A noter également qu’un projet GtL, nécessairement mis en oeuvre dans une zone à très faible coût du gaz naturel, est toujours en compétition avec une éventuelle unité GNL. A titre de comparaison, pour la valorisation d’environ 6 Gm3, on peut :
• soit investir dans une unité de liquéfaction de gaz naturel pour un coût d’investissement d’environ 1,2 milliards de $ et produire 4 à 5 Mt de GNL (rendements d’environ 90 %) ;
• soit investir dans une unité GtL pour un coût compris entre 1,5 à 2,1 g$ et produire environ 3 Mt de produit (rendements d’environ 60 %). Dans ce cas, on évite néanmoins l’investissement dans un méthanier estimé à 200 m$.
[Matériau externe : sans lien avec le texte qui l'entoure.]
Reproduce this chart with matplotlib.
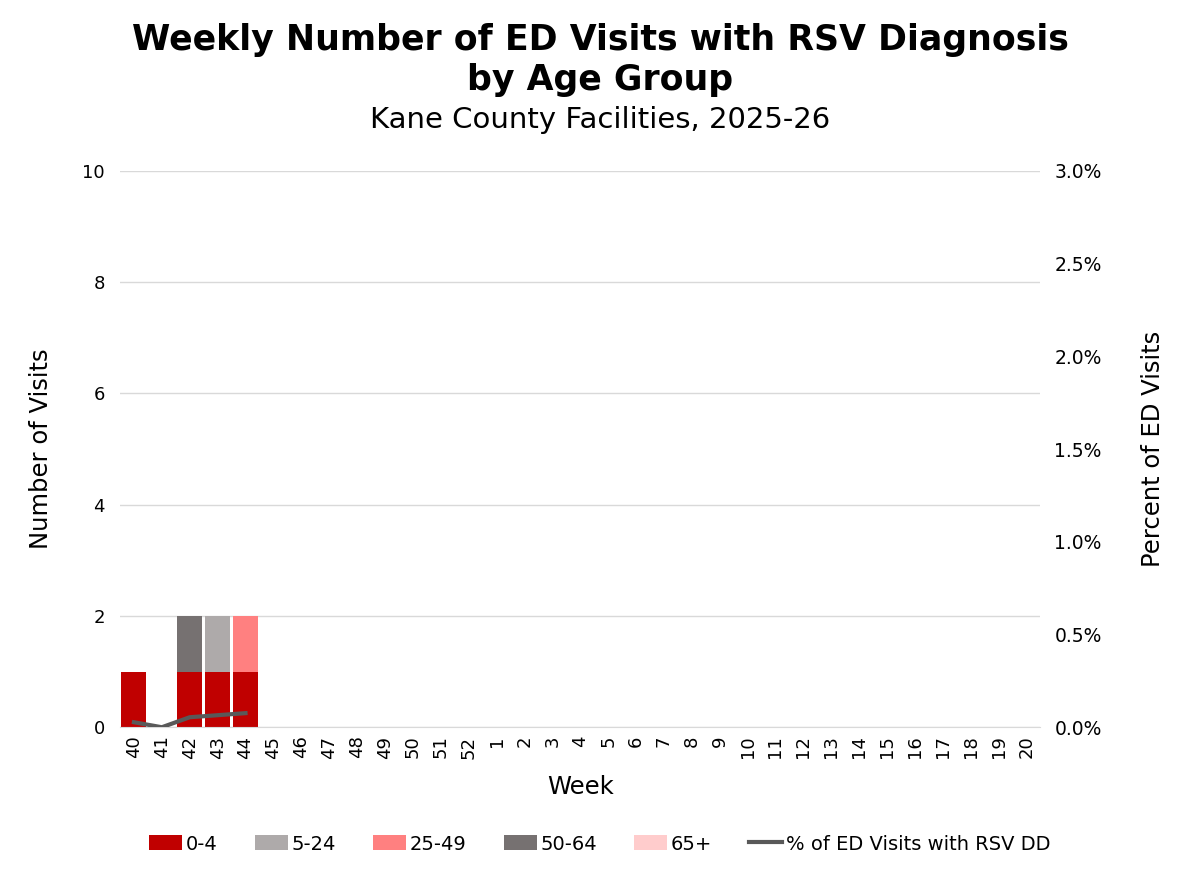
import numpy as np
import matplotlib.pyplot as plt

# Weekly data, MMWR weeks 40-52 then 1-20
weeks = [str(w) for w in list(range(40, 53)) + list(range(1, 21))]
age_0_4 = [1, 0, 1, 1, 1] + [0] * 28
age_5_24 = [0, 0, 0, 1, 0] + [0] * 28
age_25_49 = [0, 0, 0, 0, 1] + [0] * 28
age_50_64 = [0, 0, 1, 0, 0] + [0] * 28
age_65_plus = [0, 0, 0, 0, 0] + [0] * 28
pct_rsv = [0.027, 0.0, 0.054, 0.065, 0.076]  # percent, reported weeks only

groups = [
    ('0-4', age_0_4, '#C00000'),
    ('5-24', age_5_24, '#AEAAAA'),
    ('25-49', age_25_49, '#FF8080'),
    ('50-64', age_50_64, '#767171'),
    ('65+', age_65_plus, '#FFCCCC'),
]

plt.rcParams['font.family'] = ['DejaVu Sans']

fig, ax = plt.subplots(figsize=(12, 8.72), dpi=100)
fig.subplots_adjust(left=0.1, right=0.867, top=0.804, bottom=0.166)

x = np.arange(len(weeks))
bottom = np.zeros(len(weeks))
for label, vals, color in groups:
    vals = np.array(vals, dtype=float)
    ax.bar(x, vals, 0.9, bottom=bottom, color=color, label=label, zorder=2)
    bottom += vals

ax.set_xlim(-0.5, len(weeks) - 0.5)
ax.set_ylim(0, 10)
ax.set_yticks([0, 2, 4, 6, 8, 10])
ax.set_xticks(x)
ax.set_xticklabels(weeks, rotation=90, fontsize=13)
ax.tick_params(axis='y', labelsize=13, length=0, pad=11)
ax.tick_params(axis='x', length=0, pad=6)
ax.grid(axis='y', color='#D9D9D9', linewidth=1, zorder=0)
for s in ['top', 'right', 'left']:
    ax.spines[s].set_visible(False)
ax.spines['bottom'].set_color('#D9D9D9')
ax.set_xlabel('Week', fontsize=17.5, labelpad=12)
ax.set_ylabel('Number of Visits', fontsize=17.5, labelpad=21)

ax2 = ax.twinx()
ax2.plot(x[:len(pct_rsv)], pct_rsv, color='#595959', linewidth=3,
         label='% of ED Visits with RSV DD', zorder=3)
ax2.set_ylim(0, 3.0)
ax2.set_yticks([0, 0.5, 1.0, 1.5, 2.0, 2.5, 3.0])
ax2.set_yticklabels([f'{v:.1f}%' for v in ax2.get_yticks()])
ax2.tick_params(axis='y', labelsize=13.5, length=0, pad=10)
for s in ['top', 'right', 'left', 'bottom']:
    ax2.spines[s].set_visible(False)
ax2.set_ylabel('Percent of ED Visits', fontsize=17.5, labelpad=28)

fig.text(0.5, 0.974, 'Weekly Number of ED Visits with RSV Diagnosis\nby Age Group',
         ha='center', va='top', fontsize=25, fontweight='bold', linespacing=1.25)
fig.text(0.5, 0.862, 'Kane County Facilities, 2025-26', ha='center', va='center', fontsize=21)

h1, l1 = ax.get_legend_handles_labels()
h2, l2 = ax2.get_legend_handles_labels()
fig.legend(h1 + h2, l1 + l2, loc='center', bbox_to_anchor=(0.5, 0.032), ncol=6,
           frameon=False, fontsize=14, handlelength=1.7, handleheight=0.8,
           columnspacing=1.9, handletextpad=0.2)

plt.savefig('out.png')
Performances énergétiques et émissions de CO2
Tout comme pour les filières CTL, le bilan effet de serre et la consommation d’énergie de la filière GtL du « puits à la roue » sont, mais dans une moindre proportion, plus mauvais que ceux des carburants pétroliers : on estime des émissions de gaz à effet de serre du puits à la roue supérieures d’environ 15 % et une consommation d’énergie supérieure d’environ 50 % à celles du diesel ex pétrole (4).
Les filières CtL et GtL ont donc en commun d’exiger des investissements élevés qui limitent leur développement et de présenter des bilans énergétiques et d’émissions de gaz à effet de serre défavorables, surtout pour le CtL. Elles présentent des potentiels de développement équivalents du même ordre de grandeur que ceux des agrocarburants. En revanche, même si un certains nombre de projet GtL et CtL de grandes ampleur voient le jour, ils ne représenteront pas une alternative durable à une éventuelle pénurie massive de pétrole à l’échelle mondiale.
Ceci est d’autant plus vrai que la filière Gtl se distingue de la filière CtL sur un point majeur : contrairement au charbon qui procure une vraie possibilité de limiter la dépendance énergétique au pétrole de certain pays, le gaz naturel a des caractéristiques beaucoup plus proches du pétrole. Ses ressources sont aujourd’hui limitées à 65 ans au rythme actuel de consommation mondiale et les réserves sont en général loin des grands centres de consommation. La filière GtL ne permet donc pas ou peu de réduire le risque lié à la dépendance énergétique vis-à-vis de pays tiers.
Du point de vue des émissions de CO2 enfin, les deux filières, mais surtout la filière de liquéfaction du charbon, même dans l’hypothèse d’un captage-stockage du carbone, n’apportent aucune amélioration, mais au contraire une augmentation des émissions spécifiques de CO2 par rapport aux filières pétrolières actuelles.